ですから、2000万円(土地建物)ー1000万円(配偶者居住権)で1000万円が負担付き所有権の評価額になります。
ですから、配偶者居住権があると相続財産は以下のように変わります。
- 現預金 2000万円
- 土地建物(配偶者居住権の負担付き) 1000万円
- 配偶者居住権 1000万円
同じように相続人である配偶者と子1人が、法定相続分で分けたとします。
しかし、さきほどの例とはちがう点は、配偶者は配偶者居住権だけを相続して土地建物は相続しないという点です。
そうすると法定相続分は配偶者と子で半分ずつですから、現預金も相続できるようになるのです。
つまり、住む場所を確保しつつ、老後の生活費にも不安がなくなる、これが配偶者居住権ができた理由です。
配偶者居住権が成立するには
配偶者が配偶者居住権を取得するには一定の要件をクリアしないといけません。
まずひとつのハードルが
- 被相続人が所有していた家に
- 相続開始の時点で(つまり、亡くなった時点で)
- 配偶者が住んでいた
です。
この場合にだけ、配偶者居住権を取得できます。
さらに実際に取得するには以下の時にかぎります。
- 遺産分割時
- 遺贈(遺言)時
- 裁判所による審判(遺産分割請求で)
つまり、相続開始してから、
遺言に配偶者居住権を配偶者に取得させると書いてあるか、
遺産分割時の話し合いで配偶者が取得するとみんなで決めたか、
遺産分割の話がまとまらなく家庭裁判所に遺産分割の請求をして審判があった
の時にだけ配偶者居住権を取得できます。
配偶者居住権の存続期間は
配偶者居住権は賃借権のようなものです。「ようなもの」というのは、やはり、違う点もあるからです。

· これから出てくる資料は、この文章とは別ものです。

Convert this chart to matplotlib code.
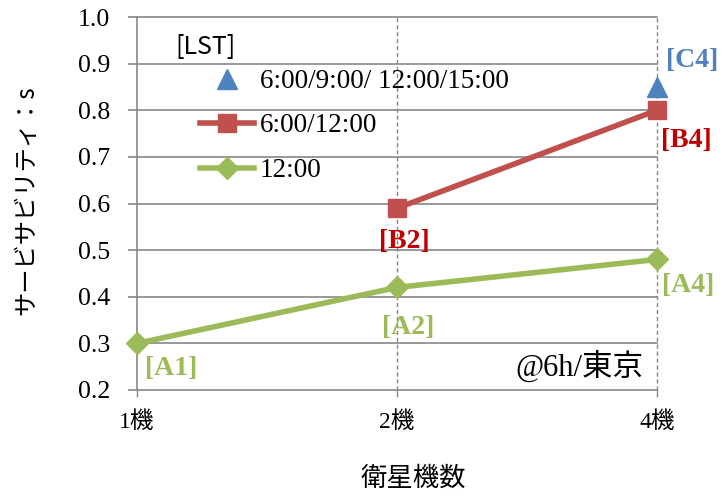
import matplotlib
matplotlib.use("Agg")
import matplotlib.pyplot as plt

# Data
categories = ["1機", "2機", "4機"]
a_values = [0.30, 0.42, 0.48]          # 12:00
b_values = [None, 0.59, 0.80]          # 6:00/12:00
c_values = [None, None, 0.85]          # 6:00/9:00/12:00/15:00
a_labels = ["[A1]", "[A2]", "[A4]"]
b_labels = [None, "[B2]", "[B4]"]
c_labels = [None, None, "[C4]"]
series_names = ["6:00/9:00/ 12:00/15:00", "6:00/12:00", "12:00"]
y_ticks = [0.2, 0.3, 0.4, 0.5, 0.6, 0.7, 0.8, 0.9, 1.0]

GREEN = "#9BBB59"
RED = "#C0504D"
RED_TXT = "#C00000"
BLUE = "#4F81BD"
GRID = "#878787"

SERIF_JP = ["Liberation Serif", "Noto Sans CJK JP"]
SANS_JP = ["Noto Sans CJK JP", "DejaVu Sans"]

fig = plt.figure(figsize=(7.23, 4.97), dpi=100)
ax = fig.add_axes([137 / 723, 1 - 390 / 497, 520 / 723, 373 / 497])

x = list(range(len(categories)))


def pts(vals):
    xs = [i for i, v in zip(x, vals) if v is not None]
    ys = [v for v in vals if v is not None]
    return xs, ys


cx, cy = pts(c_values)
bx, by = pts(b_values)
ax_, ay = pts(a_values)

ax.plot(cx, cy, linestyle="none", marker="^", markersize=15, color=BLUE,
        label=series_names[0], zorder=5, clip_on=False)
ax.plot(bx, by, color=RED, linewidth=4, marker="s", markersize=13,
        label=series_names[1], zorder=4, clip_on=False)
ax.plot(ax_, ay, color=GREEN, linewidth=4, marker="D", markersize=11,
        label=series_names[2], zorder=4, clip_on=False)

# Axis limits and grid
ax.set_xlim(0, 2)
ax.set_ylim(0.2, 1.0)
ax.set_yticks(y_ticks)
ax.set_yticklabels([f"{v:.1f}" for v in y_ticks], family="Liberation Serif",
                   fontsize=18.5)
ax.set_xticks(x)
ax.set_xticklabels(categories, family=SERIF_JP, fontsize=17)

for v in y_ticks:
    ax.axhline(v, color=GRID, linewidth=1.2, zorder=1, clip_on=False)
for xi in x[1:]:
    ax.axvline(xi, color=GRID, linewidth=1.0, linestyle=(0, (3, 2)), zorder=1,
               clip_on=False)

for s in ["top", "right", "bottom"]:
    ax.spines[s].set_visible(False)
ax.spines["left"].set_color(GRID)
ax.spines["left"].set_linewidth(1.2)
ax.tick_params(axis="y", length=6.5, width=1.2, color=GRID, pad=13)
ax.tick_params(axis="x", length=5, width=1.0, color=GRID, pad=10)

ax.set_xlabel("衛星機数", family=SANS_JP, fontsize=19)
ax.xaxis.label.set_va("center")
ax.xaxis.set_label_coords(0.531, -0.236)
ax.set_ylabel("サービサビリティ：s", family=SANS_JP, fontsize=17.5)
ax.yaxis.label.set_va("center")
ax.yaxis.set_label_coords(-0.213, 0.51)


def label_points(vals, labels, offsets, color):
    for xi, v, t, off in zip(x, vals, labels, offsets):
        if v is None or t is None:
            continue
        ax.annotate(t, (xi, v), xytext=off, textcoords="offset pixels",
                    ha="center", va="center", fontsize=20, fontweight="bold",
                    family="Liberation Serif", color=color, zorder=6)


label_points(a_values, a_labels, [(34, -25), (11, -40), (31, -26)], GREEN)
label_points(b_values, b_labels, [None, (7, -33), (29, -30)], RED_TXT)
label_points(c_values, c_labels, [None, None, (35, 26)], BLUE)

ax.text(0.973, 0.062, "@6h/東京", transform=ax.transAxes, ha="right",
        va="center", fontsize=22, family=SERIF_JP)

# Legend title drawn separately so it sits left of the handles
ax.text((175 - 137) / 520, (390 - 47) / 373, "[LST]", transform=ax.transAxes,
        ha="left", va="center", fontsize=18, family=SANS_JP)

leg = ax.legend(loc="upper left", bbox_to_anchor=((200 - 137) / 520, (390 - 69) / 373),
                frameon=False, numpoints=1,
                prop={"family": "Liberation Serif", "size": 19.5},
                handlelength=2.0, handletextpad=0.2, labelspacing=0.72,
                borderpad=0, borderaxespad=0)

fig.savefig("out.png", dpi=100)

普通、家の賃貸借には契約期間がありますよね。2年とか4年とか。
しかし、配偶者居住権は原則、配偶者が死ぬまで、つまり終身続きます。
配偶者の住む場所を確保するのが、この法律の目的ですので当然といえば当然ですね。
ただ、遺言や遺産分割時の話し合いで期間を決めることもできます。
配偶者居住権は登記もできます
配偶者居住権のついてある建物の所有者は、配偶者居住権を設定する登記をしないといけません。
要は、この建物には配偶者居住権がありますよと登記簿に書き加えないといけません。
登記は所有者の義務です。
例えば、子が不動産を相続して配偶者が配偶者居住権を相続したら、子が配偶者居住権の設定登記をしないといけません。
配偶者居住権の登記には強力な効果があります。
仮に建物が第三者の手に渡っても、配偶者居住権があることを主張して、そのまま住み続けることができます。
このようにして、配偶者の住む場所が手厚く保護されているのです。